REPUBLIKA.CO.ID, SOLO -- Petani di Klaten, Jawa Tengah menolak rencana pemerintah mengenai impor beras untuk menekan harga yang hingga saat ini masih bertahan tinggi.
"Saya tidak setuju dengan rencana impor beras ini karena sebentar lagi kan musim panen raya," kata Ketua Gabungan Kelompok Tani (Gapoktan) Tunas Makmur, Desa Kujon, Kecamatan Ceper, Kabupaten Klaten, Waluyo di Solo, Kamis (18/1).
Ia mengatakan jika impor dilakukan maka harga beras di tingkat petani akan mengalami penurunan sehingga merugikan para petani. "Padahal untuk biaya tanam dan pemeliharaan kan butuh biaya yang tidak sedikit. Kalau impor tetap dilakukan maka harga akan hancur," katanya.
Menurut dia, daripada impor lebih baik pemerintah mengoptimalkan stok beras yang saat ini ada di Gudang Bulog. "Daripada beras disimpan terlalu lama kan kualitasnya turun, lebih baik disalurkan dulu. Nanti memasuki panen raya kan bisa diisi dengan stok baru," katanya.

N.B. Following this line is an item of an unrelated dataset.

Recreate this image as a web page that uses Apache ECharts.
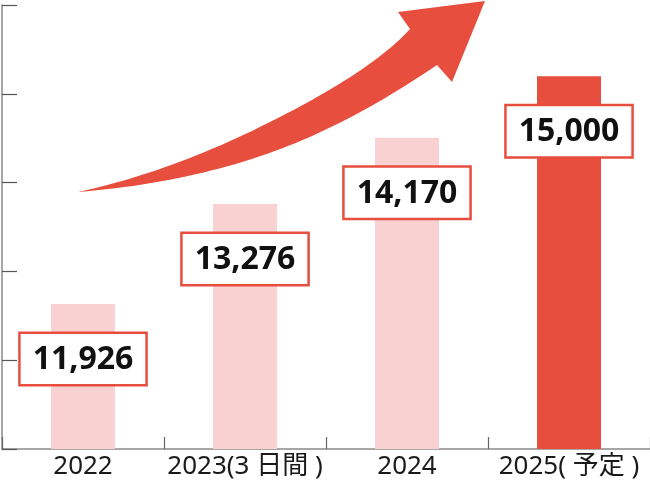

Tiga Hal yang Patut Dipertanyakan dari Impor Beras
Meski menolak impor, ia tidak memungkiri saat ini harga gabah di tingkat petani cukup tinggi, yaitu Rp 5.200/Kg untuk gabah basah dan Rp 6.000/Kg untuk gabah kering panen.
"Kecuali impornya hanya untuk memenuhi kebutuhan masyarakat selama satu bulan ini sambil menunggu waktu panen raya maka tidak akan merugikan petani, di sisi lain juga menguntungkan konsumen," katanya.
Ketua Gapoktan Tani Makmur Desa Kepanjen Kecamatan Delanggu Kabupaten Klaten Harjono mengatakan akan mendukung impor beras jika sifatnya hanya sementara. "Paling tidak hanya untuk memenuhi kebutuhan Januari-Februari tidak apa-apa karena memang sekarang harga sangat tinggi, tetapi kalau impor ini untuk memenuhi kebutuhan sampai Maret saya tidak setuju karena saat itu sudah mulai panen," katanya.
Mengenai kenaikan harga beras yang saat ini terjadi, Harjono mengakui hal itu terjadi karena harga gabah sudah tinggi.
"Kalau November harga gabah di kisaran Rp 4.000/Kg, memasuki Desember naik jadi Rp 4.500/Kg. Bulan ini naik lagi menjadi Rp 5.400-5.500/Kg," katanya.
Ia mengatakan kenaikan harga terjadi karena saat ini bukan musim panen, sedangkan petani membutuhkan biaya untuk operasional pemeliharaan lahan.